OS PIDES
Não pude resistir a transcrever o relato divertidíssimo de uma tertúlia entre bons amigos e camaradas, entre os quais, Ary dos Santos, ocorrida numa noite ainda sob a pata do tenebroso regime do Salazar:
" Referia-se a si mesmo como a Tia.
Num país cinzento, triste e conservador, cruzou os céus como um brilhante cometa. Trouxe para o povo das ruas a poesia fechada em livros e salões.
Passava os dias a trabalhar, mas as suas noites eram de estroina. Copos e celebrações continuas. Homossexual, provocador, grande e briguento, às vezes a sua presença transformava em batalha campal uma noite que estava a ser de tédio.
Por volta de 1970 na zona da Estefânia, num almoço de amigos na casa de um camarada, num primeiro andar. Nada de grandes excessos porque na rua pacata e a vizinhança mantém próxima a vigilância, quase tão próxima como a PIDE que tinha debaixo de olho aqueles perigosos terroristas que escreviam versos e cantavam canções acompanhados à guitarra.

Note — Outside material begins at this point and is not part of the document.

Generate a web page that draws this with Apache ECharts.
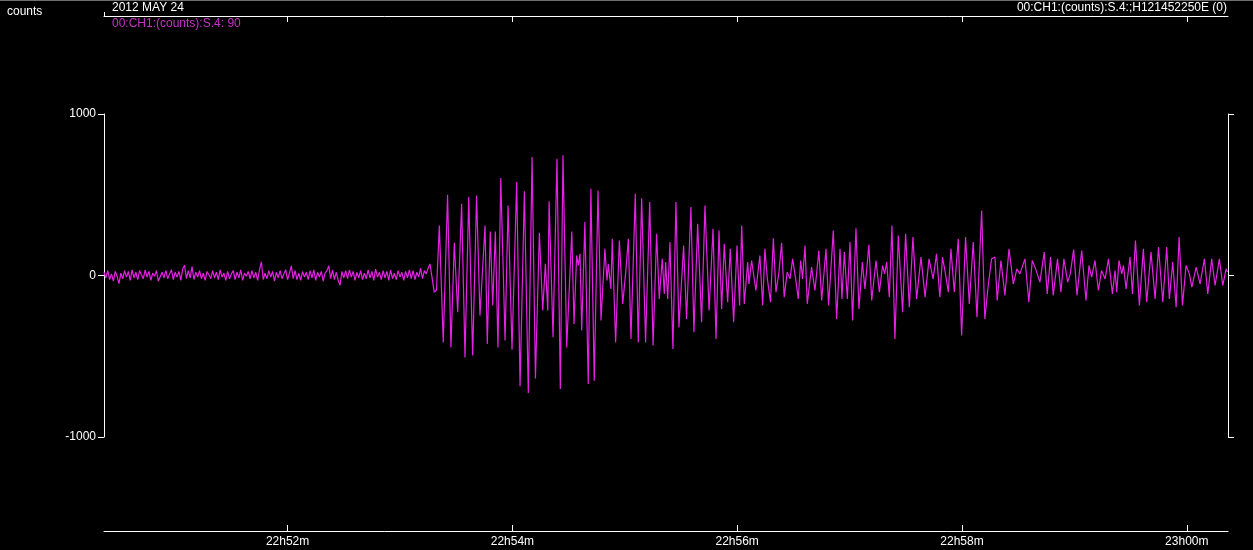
<!DOCTYPE html>
<html>
<head>
<meta charset="utf-8">
<script src="https://cdn.jsdelivr.net/npm/echarts@6/dist/echarts.min.js"></script>
<style>
html,body{margin:0;padding:0;background:#000;}
#chart{width:1253px;height:550px;}
</style>
</head>
<body>
<div id="chart"></div>
<script>
// ---- data (time in seconds after 22:50:00, values in counts) ----
const timeMin = 22;
const timeMax = 622;
const tickSeconds = [120, 240, 360, 480, 600];
const yTicks = [-1000, 0, 1000];

// pre-event noise, one reading per second starting at 22 s
const noiseStart = 22;
const noiseStep = 1;
const noiseCounts = [
  20, -15, 30, -25, 10, -35, 25, -5, -50, 15,
  -20, 30, -10, 25, -30, 35, -15, 20, -25, 30,
  5, -20, 35, -10, 25, -30, 15, -5, 30, -35,
  -45, 20, -15, 30, -20, 10, 35, -25, 20, -10,
  25, -30, 40, 65, -20, 30, -15, 55, -25, 20,
  -10, 30, -20, 15, -30, 25, 5, -20, 30, -15,
  20, -25, 35, -10, 15, -30, 25, -20, 10, 30,
  -25, 20, -15, 35, -30, 15, -5, 25, -20, 30,
  -15, 20, -30, 35, 85, -25, 15, -20, 30, -10,
  25, -35, 20, -15, 30, -20, 10, 35, -25, 15,
  60, -20, 30, -25, 15, -30, 25, -10, 20, -25,
  30, -15, 35, -30, 20, -10, 25, -35, 15, 30,
  60, -20, 35, -25, 20, -30, -60, 25, -15, 30,
  -20, 35, -10, 25, -30, 20, -15, 30, -25, 15,
  -20, 35, -15, 25, -30, 40, -10, 20, -25, 30,
  -15, 25, -30, 35, -20, 15, -25, 30, -10, 20,
  -30, 25, -15, 35, -20, 30, -25, 20, -10, 45,
  -20, 30, 10, 45, 72
];

// main shaking, peaks and troughs [seconds, counts]
const burstA = [
  [198.3,-103],[199.5,-90],[201.0,310],[203.1,-414],[205.4,500],[207.2,-445],[209.0,202],
  [210.8,-228],[212.9,444],[214.7,-507],[216.7,486],[218.8,-496],[220.9,496],
  [222.7,-248],[225.4,310],[226.6,-424],[228.2,273],[229.5,-186],[230.9,273],
  [232.3,-445],[233.8,603],[236.1,-403],[237.7,434],[239.8,-459],[242.3,579],
  [244.1,-686],[246.4,521],[248.5,-728],[250.5,734],[252.3,-637],[254.4,264],
  [256.2,-217],[257.6,72],[258.9,-217],[259.6,459],[261.7,-383],[263.8,723],
  [265.6,-703],[267.0,744],[269.0,-445],[271.7,273],[272.9,-300]
];
const burstB = [
  [274.3,124],[275.2,62],[276.1,134],[277.0,-341],[278.7,331],[280.5,-672],[281.9,537],
  [283.7,-651],[285.7,527],[287.3,-279],[289.4,165],[290.5,-31],[291.2,72],
  [292.6,-83],[293.3,227],[295.1,-414],[297.1,217],[298.9,-176],[300.5,21],
  [301.9,227],[303.3,-393],[305.6,506],[307.2,-414],[309.0,479],[311.1,-414],
  [313.3,455],[315.1,-434],[317.0,258],[318.4,-145],[320.0,103],[321.1,-114],
  [321.8,83],[322.9,-145],[324.1,207],[325.7,-455],[327.3,455],[328.9,-321],
  [331.4,186],[333.0,-269],[335.3,424],[336.9,-352],[338.9,320],[341.0,-290],
  [342.8,434],[345.0,-217],[347.1,289],[348.7,-393],[350.3,279],[351.7,-207],
  [353.1,196],[354.9,-165],[356.3,165],[358.1,-290],[359.9,186],[361.3,-186],
  [362.4,310],[363.8,-176],[365.6,83],[366.3,-52],[367.7,93]
];
const codaA = [
  [370.0,-93],[372.1,124],[373.6,-186],[374.8,165],[376.1,-21],[377.8,-165],[379.3,231],
  [380.7,-103],[382.3,21],[383.7,202],[385.1,-134],[386.7,21],[388.2,-21],
  [389.6,103],[391.2,-21],[392.6,-145],[393.9,93],[394.9,-21],[396.2,186],
  [397.4,-176],[399.7,52],[401.5,-93],[403.6,155],[405.1,-155],[407.4,165],
  [408.8,-186],[411.3,279],[413.1,-269],[414.9,165],[415.9,-145],[417.2,145],
  [418.8,-145],[420.2,207],[421.6,-279],[423.4,293],[425.0,-207],[426.8,83],
  [428.2,-83],[430.3,190],[431.8,-155],[434.1,93],[435.9,-103],[437.6,62],
  [438.7,10],[439.8,83],[441.2,-134],[442.6,310],[444.2,-393],[446.0,248],
  [448.3,-228],[449.9,258],[451.9,-196],[453.8,238],[455.8,-145],[458.1,114],
  [460.3,-134],[462.4,103]
];
const codaB = [
  [464.6,-21],[466.4,134],[468.2,-134],[469.6,114],[471.2,10],[472.7,-103],[474.1,165],
  [475.9,-103],[478.0,227],[479.8,-372],[481.9,238],[483.9,-176],[486.0,207],
  [488.0,-259],[490.5,403],[492.2,-269],[494.0,-62],[495.8,103],[497.6,114],
  [498.8,-155],[500.8,93],[502.9,-124],[505.1,165],[507.4,-52],[509.3,41],
  [510.9,10],[513.6,103],[515.7,-165],[517.5,93],[519.3,41],[521.6,-41],
  [523.9,145],[525.5,-114],[527.3,114],[528.7,-124],[531.0,103],[532.8,-103],
  [534.4,103],[536.4,-41],[537.8,10],[539.6,161],[541.4,-124],[543.9,155],
  [546.2,-155],[547.8,62],[549.2,-10],[551.0,93],[552.8,-93],[554.5,31]
];
const codaC = [
  [556.4,-21],[558.2,103],[560.3,-114],[561.7,31],[562.6,-103],[563.8,93],[565.3,10],
  [566.2,62],[567.6,-83],[569.7,114],[571.0,-114],[572.6,217],[574.7,-186],
  [576.8,165],[578.6,-165],[580.9,145],[583.1,-145],[584.9,176],[587.2,-165],
  [589.3,176],[590.7,-145],[592.5,83],[594.3,-196],[595.9,238],[597.7,-186],
  [599.6,62],[601.4,10],[602.7,-72],[605.0,52],[607.1,-52],[609.4,103],
  [611.2,-114],[613.3,103],[615.1,-62],[617.4,103],[619.2,-62],[621.0,41],[621.8,21]
];

const titleDate = '2012 MAY 24';
const titleRight = '00:CH1:(counts):S.4:;H121452250E (0)';
const traceLabel = '00:CH1:(counts):S.4: 90';
const unitLabel = 'counts';

// ---- build ----
const trace = noiseCounts.map((v, i) => [noiseStart + i * noiseStep, v])
  .concat(burstA, burstB, codaA, codaB, codaC);

function fmtTime(sec) {
  const total = 22 * 60 + 50 + Math.round(sec / 60);
  const h = Math.floor(total / 60), m = total % 60;
  return h + 'h' + String(m).padStart(2, '0') + 'm';
}

const FONT = '"Liberation Sans", Arial, sans-serif';
const WHITE = '#ffffff';
const MAG = '#e422e4';

const chart = echarts.init(document.getElementById('chart'), null, {renderer: 'canvas'});
chart.setOption({
  backgroundColor: '#000000',
  animation: false,
  grid: {left: 104, right: 25, top: 114, bottom: 113},
  graphic: [
    {type: 'rect', shape: {x: 0, y: 0, width: 1253, height: 1}, style: {fill: '#6e6e6e'}},
    {type: 'text', left: 7, top: 6, style: {text: unitLabel, fill: WHITE, font: '12px ' + FONT}},
    {type: 'text', left: 112, top: 2, style: {text: titleDate, fill: WHITE, font: '12px ' + FONT}},
    {type: 'text', right: 26, top: 2, style: {text: titleRight, fill: WHITE, font: '12px ' + FONT}},
    {type: 'text', left: 112, top: 18, style: {text: traceLabel, fill: '#c832c8', font: '12px ' + FONT}}
  ],
  xAxis: [
    {
      type: 'value', min: timeMin, max: timeMax, position: 'bottom', offset: 94,
      axisLine: {show: true, onZero: false, lineStyle: {color: WHITE, width: 1}},
      axisTick: {show: true, inside: true, length: 6, customValues: tickSeconds, lineStyle: {color: WHITE}},
      axisLabel: {show: true, customValues: tickSeconds, formatter: fmtTime, color: WHITE,
                  fontSize: 12, fontFamily: FONT, margin: 5},
      splitLine: {show: false}
    },
    {
      type: 'value', min: timeMin, max: timeMax, position: 'top', offset: 98,
      axisLine: {show: true, onZero: false, lineStyle: {color: WHITE, width: 1}},
      axisTick: {show: true, inside: true, length: 6, customValues: tickSeconds, lineStyle: {color: WHITE}},
      axisLabel: {show: false},
      splitLine: {show: false}
    },
    {
      type: 'value', min: timeMin, max: timeMax, position: 'top', offset: 98,
      axisLine: {show: false, onZero: false},
      axisTick: {show: true, inside: false, length: 4, customValues: [timeMin], lineStyle: {color: WHITE}},
      axisLabel: {show: false},
      splitLine: {show: false}
    }
  ],
  yAxis: [
    {
      type: 'value', min: -1000, max: 1000, interval: 1000, position: 'left',
      axisLine: {show: true, onZero: false, lineStyle: {color: WHITE, width: 1}},
      axisTick: {show: true, inside: false, length: 6, lineStyle: {color: WHITE}},
      axisLabel: {show: true, color: WHITE, fontSize: 12, fontFamily: FONT, margin: 8,
                  padding: [5, 0, 0, 0],
                  customValues: yTicks, formatter: v => String(v)},
      splitLine: {show: false}
    },
    {
      type: 'value', min: -1000, max: 1000, interval: 1000, position: 'right',
      axisLine: {show: true, onZero: false, lineStyle: {color: WHITE, width: 1}},
      axisTick: {show: true, inside: false, length: 6, lineStyle: {color: WHITE}},
      axisLabel: {show: false},
      splitLine: {show: false}
    }
  ],
  series: [{
    type: 'line',
    xAxisIndex: 0,
    yAxisIndex: 0,
    data: trace,
    showSymbol: false,
    symbol: 'none',
    clip: false,
    lineStyle: {color: MAG, width: 1.2},
    emphasis: {disabled: true}
  }]
});
</script>
</body>
</html>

Pelo final da tarde, estando os amigos a ouvir uns discos de vinil, a PIDE interrompeu o convívio. Bateu à porta e quis identificar toda a gente.
Enquanto o dono da casa, na casa de banho tentava fazer desaparecer pelo cano alguns papéis comprometedores, um PIDE revistava a casa enquanto outro mantinha toda a gente na sala.
A Tia, bem bebida, acabou com o assalto da polícia política quando se despiu e completamente nu, saiu para a varanda daquele primeiro andar e gritou na sua voz que todos conhecemos e que chegava à Almirante Reis:
-- Socorro, socorro, estão aqui dois pides que me querem violar...
O pide ao tentar agarrar o corpo nu do poeta na varanda e trazer para dentro da casa, dava mais credibilidade à história.
A vizinhança toda à janela.
Claro que os pides desistiram de identificar os perigosos subversivos.
Mal sairam, a Tia voltou à sala e naquele tom teatral disse:
-- vocês já viram o que estas paneleiras fazem para me verem nu!?!??
Parabéns Tia. Farias hoje 83 anos e fazes falta camarada."